The words “renewable energy” are often associated with images of windmills and solar panels. Unfortunately, wood burning today remains the biggest source of energy that the EU considers ‘renewable’. Market incentives for woody biomass created by the EU’s renewable energy legislation wreak havoc in forests in Europe and abroad. Negotiations on these incentives in the Renewable Energy Directive (RED) are entering their final round in the midst of an unprecedented energy crisis. Cutting off public subsidies and considering Member States’ individual, uneven reliance on primary woody biomass may encourage fairer solutions, and stop the harm to global forests, biodiversity and the land carbon sink.
In 2020, EU Member States obtained an average 41 per cent of their declared ‘renewable’ energy by burning “solid biomass fuels” – in other words, wood in all its forms. Most of the recent growth in biomass use came from the production of heat and power, incentivised by the EU’s renewable energy targets.
Assessing biomass impacts on the climate and biodiversity is complex and should consider many factors case by case (forest management, whether fossil fuels are replaced, source and type of wood …). But current RED incentives blindly reward all forms of wood burning, and the ‘sustainability criteria’ introduced by the 2018 RED revision make little, if any difference.
As a result, forests around the world – even primary forests in Estonia, Romania, British Columbia – are crushed into wood pellets, and the companies burning them are rewarded with considerable public subsidies (€10 billion in 2018) and the right to avoid paying for their considerable, fast-increasing carbon dioxide emissions (see graph), which represented a €12 billion indirect subsidy in 2019.
Accordingly, the proportion of the EU wood harvest being burned for energy has strongly increased, from about 41 per cent in 2005 to 55 per cent in 2018. Even major pulp and paper companies such as the Finnish-Swedish Stora Enso now criticise EU biomass incentives. With current prices of fossil fuels largely higher than those of renewable sources, energy companies no longer need public subsidies to make profits from burning wood.
To put it in simple terms, companies are burning forests in a worsening climate crisis, and EU taxpayers are paying them to do it.

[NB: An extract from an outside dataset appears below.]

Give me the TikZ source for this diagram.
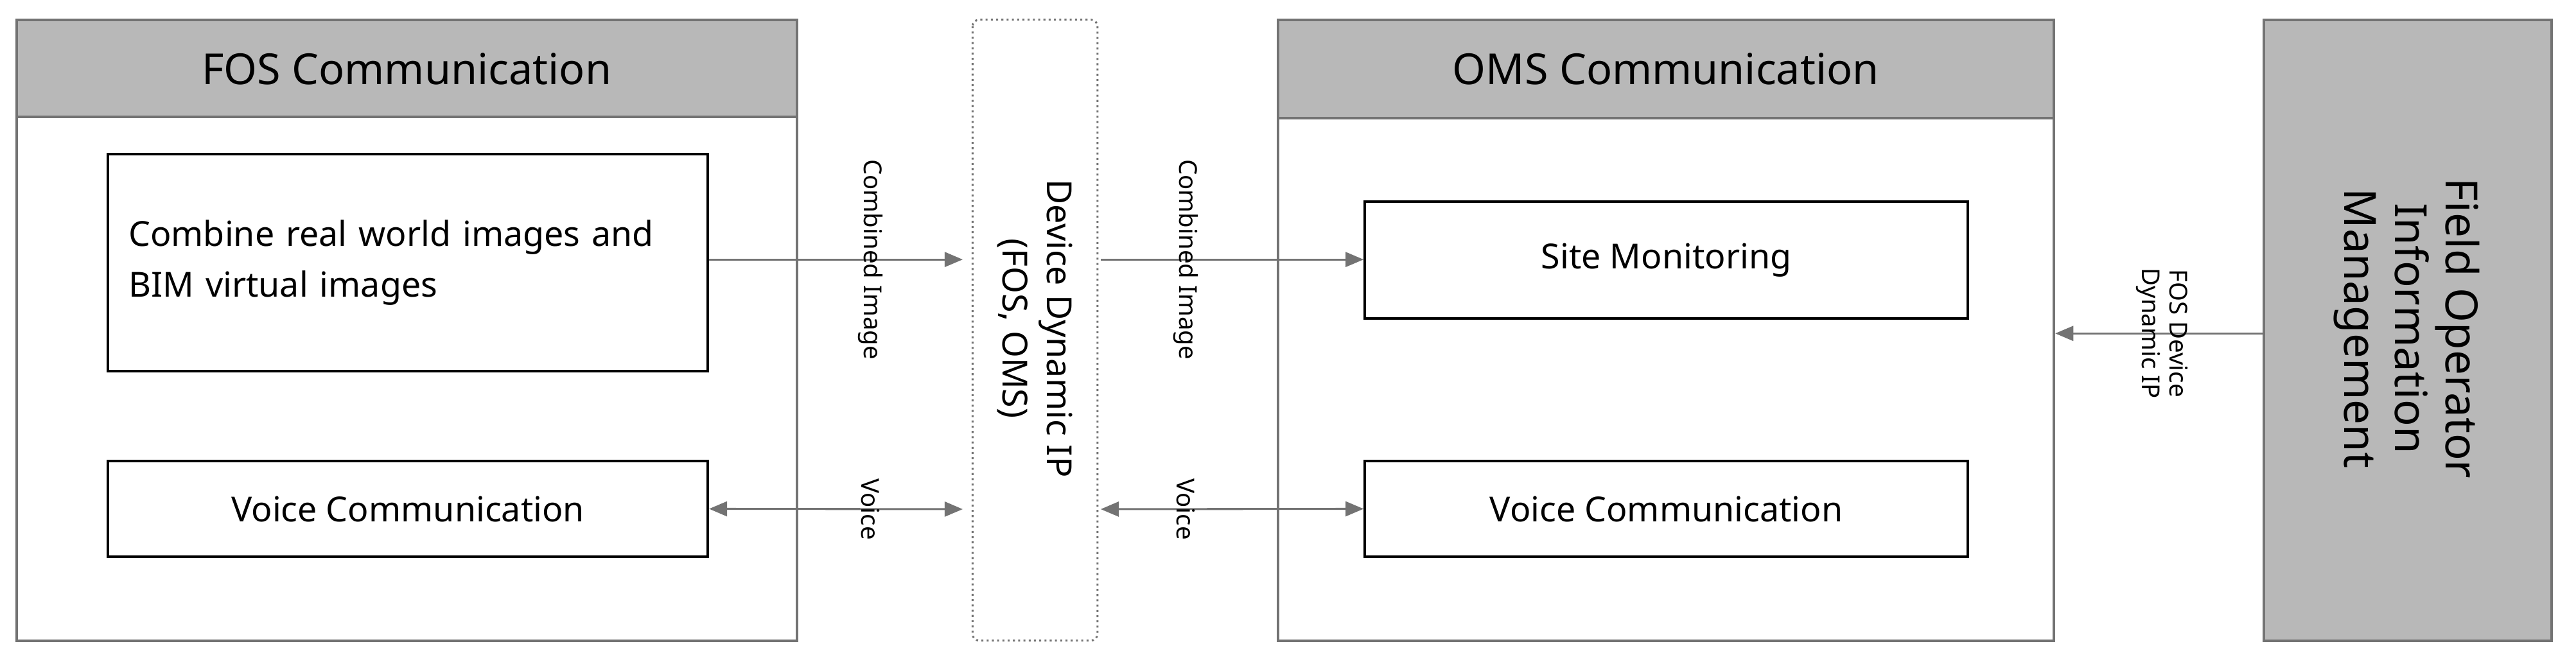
\documentclass[tikz,border=0pt]{standalone}
\usepackage{fontspec}
\setmainfont{Noto Sans}
\usetikzlibrary{arrows.meta}
\begin{document}
\begin{tikzpicture}[x=1pt,y=-1pt,
 outer/.style={draw=black!55,line width=1.6pt},
 hdr/.style={fill=black!28,draw=black!55,line width=1.6pt},
 inbox/.style={draw=black,line width=1.6pt,fill=white},
 arr/.style={draw=black!55,line width=1.2pt,-{Triangle[length=11pt,width=9pt]}},
 darr/.style={draw=black!55,line width=1.2pt,{Triangle[length=11pt,width=9pt]}-{Triangle[length=11pt,width=9pt]}},
 lab/.style={rotate=-90,font=\fontsize{15}{17}\selectfont,inner sep=1pt}]
\useasboundingbox (0,0) rectangle (1568,403);
% FOS
\draw[outer] (10,12) rectangle (485,390);
\draw[hdr] (10,12) rectangle (485,71);
\node (fosh) at (247.5,42) {\fontsize{26}{30}\selectfont FOS Communication};
\node[inbox,minimum width=365pt,minimum height=132pt,text width=340pt,align=left,anchor=north west,font=\fontsize{21}{31}\selectfont] (comb) at (65,93) {Combine real world images and BIM virtual images};
\node[inbox,minimum width=365pt,minimum height=58pt,anchor=north west,font=\fontsize{21}{25}\selectfont] (fv) at (65,280) {Voice Communication};
% middle
\draw[black!55,line width=1.2pt,dotted,rounded corners=4pt] (592,12) rectangle (668,390);
\node[rotate=-90,align=center,font=\fontsize{21}{27}\selectfont] (dev) at (630,200) {Device Dynamic IP\\(FOS, OMS)};
\coordinate (ml1) at (586,158); \coordinate (mr1) at (670,158);
\coordinate (ml2) at (586,310); \coordinate (mr2) at (670,310);
% OMS
\draw[outer] (778,12) rectangle (1250,390);
\draw[hdr] (778,12) rectangle (1250,72);
\node (omsh) at (1014,42) {\fontsize{26}{30}\selectfont OMS Communication};
\node[inbox,minimum width=367pt,minimum height=71pt,anchor=north west,font=\fontsize{21}{25}\selectfont] (site) at (830,122) {Site Monitoring};
\node[inbox,minimum width=367pt,minimum height=58pt,anchor=north west,font=\fontsize{21}{25}\selectfont] (ov) at (830,280) {Voice Communication};
% Field
\draw[hdr] (1378,12) rectangle (1553,390);
\node[rotate=-90,align=center,font=\fontsize{27}{31}\selectfont] (field) at (1465,200) {Field Operator\\Information\\Management};
\coordinate (fl) at (1378,203); \coordinate (oe) at (1251,203);
% arrows
\draw[arr] (comb.east |- ml1) -- (ml1);
\draw[arr] (mr1) -- (site.west |- mr1);
\draw[darr] (fv.east) -- (ml2);
\draw[darr] (mr2) -- (ov.west);
\draw[arr] (fl) -- (oe);
% labels
\node[lab] (l1) at (530,158) {Combined Image};
\node[lab] (l2) at (722,158) {Combined Image};
\node[lab] (l3) at (530,310) {Voice};
\node[lab] (l4) at (722,310) {Voice};
\node[lab,align=center] (l5) at (1316,203) {FOS Device\\Dynamic IP};
\end{tikzpicture}
\end{document}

A recent investor’s analysis into the biomass business called this situation “a product of deranged European climate subsidies which incentivize the destruction of American forests so that European power companies can check a bureaucratic box”.
The RED trilogues – the final negotiations between the Parliament, the Commission and the Council of the EU before the legislation’s revision is adopted – have now started and offer EU lawmakers the opportunity to fix this senseless situation.
In particular, the European Parliament proposed to exclude solid fuels derived from primary woody biomass (wood extracted directly from forests) from public financial support, and to cap at current levels and then “phase down” the amounts of primary woody biomass that can count towards Member States’ renewable energy targets (FW 278). These two latter points may prove difficult, as Member States are loathe to make the chore of meeting their climate targets more difficult.
As per our calculations based on Member States’ 2017 voluntary reporting, primary woody biomass (defined as all the wood extracted from the forest, not the Parliament’s narrower definition) supplies on average 19.6 per cent of countries’ renewable energy (about half of total woody biomass energy uses). But this average conceals very wide discrepancies. Primary woody biomass represents more than half the ‘renewable’ energy consumed by Hungary and Bulgaria. Similarly, most countries from Central and Eastern Europe where solar and wind energy are not very developed yet, use a 25 to 45 per cent proportion of primary woody biomass in their renewables mix. On the other hand, countries like Sweden, Spain, Austria or Germany consume less than 13 per cent of energy from primary woody biomass in their renewable energy consumption. France, Italy or Finland use around 20 per cent. Islands like Ireland, Malta and Cyprus hardly use any.
RED negotiators could try to agree on a common, harmonised cap and phase-down for all Member States, but with such uneven national situations, a more differentiated approach – i.e., setting up accounting caps and reduction schedules per groups of countries in comparable situations – would likely be easier to agree on, and would also be fairer.
Negotiators must stand up to the biomass industry’s irresponsible lobbying, and keep in mind that they are not haggling just over meeting legal obligations to increase energy production from poorly defined renewable sources: they are trying to protect EU and global citizens from the real-world consequences of the climate and energy crises. Continuing to pay energy companies to burn forests is worsening both. The stakes for the climate, forests and future generations could hardly be higher.